***** Exercise input *****

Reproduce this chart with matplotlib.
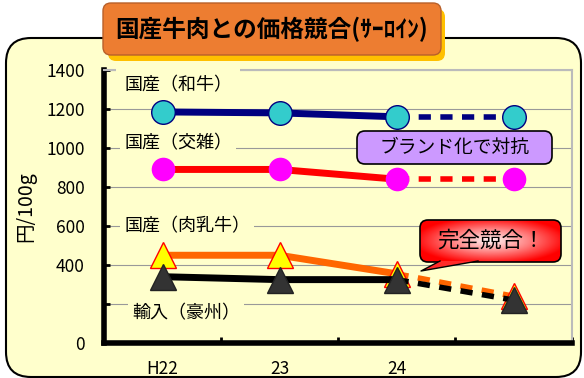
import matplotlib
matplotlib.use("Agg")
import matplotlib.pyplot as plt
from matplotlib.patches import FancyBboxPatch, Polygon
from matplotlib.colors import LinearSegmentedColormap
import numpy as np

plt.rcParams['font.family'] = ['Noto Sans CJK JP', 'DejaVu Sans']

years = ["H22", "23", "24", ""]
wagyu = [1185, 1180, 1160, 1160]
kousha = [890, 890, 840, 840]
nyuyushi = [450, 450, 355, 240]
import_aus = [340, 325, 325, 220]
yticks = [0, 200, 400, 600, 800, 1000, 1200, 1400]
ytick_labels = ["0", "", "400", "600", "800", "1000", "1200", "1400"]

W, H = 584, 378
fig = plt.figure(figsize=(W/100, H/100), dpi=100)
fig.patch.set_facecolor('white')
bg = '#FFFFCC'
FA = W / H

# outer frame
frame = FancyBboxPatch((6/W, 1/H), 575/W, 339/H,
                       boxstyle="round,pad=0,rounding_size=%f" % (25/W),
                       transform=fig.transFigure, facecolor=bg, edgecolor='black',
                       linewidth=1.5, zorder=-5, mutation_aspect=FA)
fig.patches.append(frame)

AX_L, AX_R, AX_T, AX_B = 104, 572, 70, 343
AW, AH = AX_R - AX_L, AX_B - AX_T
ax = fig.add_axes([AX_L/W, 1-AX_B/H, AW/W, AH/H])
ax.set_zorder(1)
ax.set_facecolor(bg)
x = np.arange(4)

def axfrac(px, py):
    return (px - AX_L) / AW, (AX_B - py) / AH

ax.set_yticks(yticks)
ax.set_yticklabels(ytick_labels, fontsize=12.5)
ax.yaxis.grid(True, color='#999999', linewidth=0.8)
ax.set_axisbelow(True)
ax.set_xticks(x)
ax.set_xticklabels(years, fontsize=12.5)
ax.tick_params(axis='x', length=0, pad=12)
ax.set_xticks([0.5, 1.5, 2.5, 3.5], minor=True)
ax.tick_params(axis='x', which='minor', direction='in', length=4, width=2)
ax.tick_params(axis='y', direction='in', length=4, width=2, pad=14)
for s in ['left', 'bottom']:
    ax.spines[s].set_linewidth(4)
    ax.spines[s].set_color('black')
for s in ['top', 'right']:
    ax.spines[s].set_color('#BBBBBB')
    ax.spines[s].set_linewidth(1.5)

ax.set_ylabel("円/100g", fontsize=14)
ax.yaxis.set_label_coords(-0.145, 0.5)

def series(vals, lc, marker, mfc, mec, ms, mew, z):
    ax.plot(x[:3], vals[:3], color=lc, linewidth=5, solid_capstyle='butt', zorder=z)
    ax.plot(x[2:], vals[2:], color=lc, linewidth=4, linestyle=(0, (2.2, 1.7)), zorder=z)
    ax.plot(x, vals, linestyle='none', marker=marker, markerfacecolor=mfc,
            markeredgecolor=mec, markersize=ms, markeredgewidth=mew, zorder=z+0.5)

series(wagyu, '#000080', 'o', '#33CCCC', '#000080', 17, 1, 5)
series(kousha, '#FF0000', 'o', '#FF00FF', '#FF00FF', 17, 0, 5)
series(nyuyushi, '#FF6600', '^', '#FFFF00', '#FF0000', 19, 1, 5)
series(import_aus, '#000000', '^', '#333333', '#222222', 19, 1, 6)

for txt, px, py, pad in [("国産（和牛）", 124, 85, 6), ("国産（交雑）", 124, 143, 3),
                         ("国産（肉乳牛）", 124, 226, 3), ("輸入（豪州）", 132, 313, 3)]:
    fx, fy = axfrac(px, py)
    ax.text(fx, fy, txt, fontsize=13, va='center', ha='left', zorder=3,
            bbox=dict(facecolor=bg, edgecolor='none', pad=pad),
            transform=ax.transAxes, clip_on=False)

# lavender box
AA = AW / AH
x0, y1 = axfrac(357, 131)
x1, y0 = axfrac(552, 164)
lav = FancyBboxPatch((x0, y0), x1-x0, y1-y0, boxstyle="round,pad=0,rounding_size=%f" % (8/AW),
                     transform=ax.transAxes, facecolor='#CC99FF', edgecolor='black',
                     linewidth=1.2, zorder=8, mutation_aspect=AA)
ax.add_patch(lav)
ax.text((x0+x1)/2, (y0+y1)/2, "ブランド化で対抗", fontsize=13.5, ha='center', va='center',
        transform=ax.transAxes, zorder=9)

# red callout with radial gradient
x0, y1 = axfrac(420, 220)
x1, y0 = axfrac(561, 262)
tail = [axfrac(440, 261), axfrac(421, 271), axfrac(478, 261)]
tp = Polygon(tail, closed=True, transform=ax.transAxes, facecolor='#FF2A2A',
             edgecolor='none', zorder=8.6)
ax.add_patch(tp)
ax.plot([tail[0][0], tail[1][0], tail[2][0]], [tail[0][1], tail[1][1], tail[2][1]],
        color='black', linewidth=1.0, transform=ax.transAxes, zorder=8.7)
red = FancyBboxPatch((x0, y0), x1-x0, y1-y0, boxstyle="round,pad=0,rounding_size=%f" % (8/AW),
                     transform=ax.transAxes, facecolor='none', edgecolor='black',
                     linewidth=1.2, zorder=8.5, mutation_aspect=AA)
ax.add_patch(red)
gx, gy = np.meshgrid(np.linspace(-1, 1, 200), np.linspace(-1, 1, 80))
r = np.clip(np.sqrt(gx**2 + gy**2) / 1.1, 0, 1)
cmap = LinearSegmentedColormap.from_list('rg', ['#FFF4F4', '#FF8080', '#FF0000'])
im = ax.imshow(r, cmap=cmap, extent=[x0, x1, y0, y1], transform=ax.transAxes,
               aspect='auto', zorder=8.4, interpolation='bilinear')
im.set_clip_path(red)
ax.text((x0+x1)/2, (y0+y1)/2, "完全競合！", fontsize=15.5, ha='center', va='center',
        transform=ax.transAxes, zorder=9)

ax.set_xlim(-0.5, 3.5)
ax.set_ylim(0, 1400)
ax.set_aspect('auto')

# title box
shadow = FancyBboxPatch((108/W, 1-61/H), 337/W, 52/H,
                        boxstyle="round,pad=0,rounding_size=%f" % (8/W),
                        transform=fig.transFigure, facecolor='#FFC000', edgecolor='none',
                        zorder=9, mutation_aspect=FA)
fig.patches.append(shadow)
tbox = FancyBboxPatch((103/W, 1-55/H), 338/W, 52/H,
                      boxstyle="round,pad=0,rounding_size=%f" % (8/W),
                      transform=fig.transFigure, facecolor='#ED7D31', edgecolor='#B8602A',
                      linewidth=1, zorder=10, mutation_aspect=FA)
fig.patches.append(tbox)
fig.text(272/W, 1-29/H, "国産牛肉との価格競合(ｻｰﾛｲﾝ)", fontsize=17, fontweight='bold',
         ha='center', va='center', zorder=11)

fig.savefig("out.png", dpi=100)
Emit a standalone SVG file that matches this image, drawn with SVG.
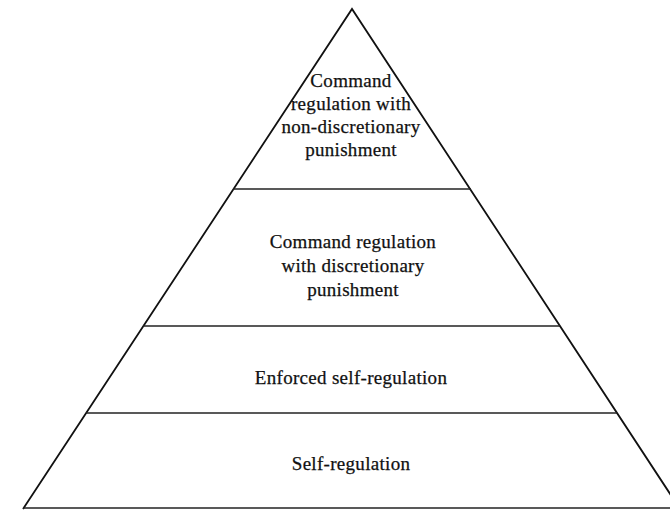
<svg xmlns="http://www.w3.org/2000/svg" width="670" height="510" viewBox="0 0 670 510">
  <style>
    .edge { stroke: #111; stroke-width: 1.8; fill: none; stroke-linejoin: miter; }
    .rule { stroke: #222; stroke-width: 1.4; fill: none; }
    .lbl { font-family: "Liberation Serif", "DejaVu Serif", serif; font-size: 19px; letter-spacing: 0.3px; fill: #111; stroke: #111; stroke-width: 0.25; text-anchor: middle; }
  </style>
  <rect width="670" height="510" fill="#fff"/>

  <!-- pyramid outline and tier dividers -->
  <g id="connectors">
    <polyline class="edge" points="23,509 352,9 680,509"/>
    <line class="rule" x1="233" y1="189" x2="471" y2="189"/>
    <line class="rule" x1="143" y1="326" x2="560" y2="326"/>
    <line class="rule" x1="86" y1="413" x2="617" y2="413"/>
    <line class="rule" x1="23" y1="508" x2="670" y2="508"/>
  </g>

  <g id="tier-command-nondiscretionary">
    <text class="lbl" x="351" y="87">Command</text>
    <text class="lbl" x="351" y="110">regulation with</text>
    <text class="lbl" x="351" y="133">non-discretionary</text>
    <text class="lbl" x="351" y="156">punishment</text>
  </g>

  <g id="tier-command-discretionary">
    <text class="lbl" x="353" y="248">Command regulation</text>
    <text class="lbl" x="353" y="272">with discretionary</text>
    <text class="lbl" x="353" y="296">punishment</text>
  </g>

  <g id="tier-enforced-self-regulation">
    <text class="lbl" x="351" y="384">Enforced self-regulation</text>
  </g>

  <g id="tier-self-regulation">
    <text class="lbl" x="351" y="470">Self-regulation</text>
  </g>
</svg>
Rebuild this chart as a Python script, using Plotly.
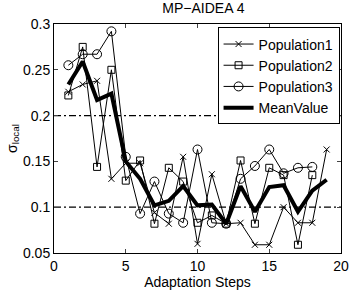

*****

Aim ▸ Leave out the pictures and repeat the lines from the start of the material through the line with "ax.yaxis.set_label_coords(-0.145, 0.5)", inclusive.

Output for this exercise ▸
Reproduce this chart with matplotlib.
import matplotlib
matplotlib.use("Agg")
import matplotlib.pyplot as plt
from matplotlib.patches import FancyBboxPatch, Polygon
from matplotlib.colors import LinearSegmentedColormap
import numpy as np

plt.rcParams['font.family'] = ['Noto Sans CJK JP', 'DejaVu Sans']

years = ["H22", "23", "24", ""]
wagyu = [1185, 1180, 1160, 1160]
kousha = [890, 890, 840, 840]
nyuyushi = [450, 450, 355, 240]
import_aus = [340, 325, 325, 220]
yticks = [0, 200, 400, 600, 800, 1000, 1200, 1400]
ytick_labels = ["0", "", "400", "600", "800", "1000", "1200", "1400"]

W, H = 584, 378
fig = plt.figure(figsize=(W/100, H/100), dpi=100)
fig.patch.set_facecolor('white')
bg = '#FFFFCC'
FA = W / H

# outer frame
frame = FancyBboxPatch((6/W, 1/H), 575/W, 339/H,
                       boxstyle="round,pad=0,rounding_size=%f" % (25/W),
                       transform=fig.transFigure, facecolor=bg, edgecolor='black',
                       linewidth=1.5, zorder=-5, mutation_aspect=FA)
fig.patches.append(frame)

AX_L, AX_R, AX_T, AX_B = 104, 572, 70, 343
AW, AH = AX_R - AX_L, AX_B - AX_T
ax = fig.add_axes([AX_L/W, 1-AX_B/H, AW/W, AH/H])
ax.set_zorder(1)
ax.set_facecolor(bg)
x = np.arange(4)

def axfrac(px, py):
    return (px - AX_L) / AW, (AX_B - py) / AH

ax.set_yticks(yticks)
ax.set_yticklabels(ytick_labels, fontsize=12.5)
ax.yaxis.grid(True, color='#999999', linewidth=0.8)
ax.set_axisbelow(True)
ax.set_xticks(x)
ax.set_xticklabels(years, fontsize=12.5)
ax.tick_params(axis='x', length=0, pad=12)
ax.set_xticks([0.5, 1.5, 2.5, 3.5], minor=True)
ax.tick_params(axis='x', which='minor', direction='in', length=4, width=2)
ax.tick_params(axis='y', direction='in', length=4, width=2, pad=14)
for s in ['left', 'bottom']:
    ax.spines[s].set_linewidth(4)
    ax.spines[s].set_color('black')
for s in ['top', 'right']:
    ax.spines[s].set_color('#BBBBBB')
    ax.spines[s].set_linewidth(1.5)

ax.set_ylabel("円/100g", fontsize=14)
ax.yaxis.set_label_coords(-0.145, 0.5)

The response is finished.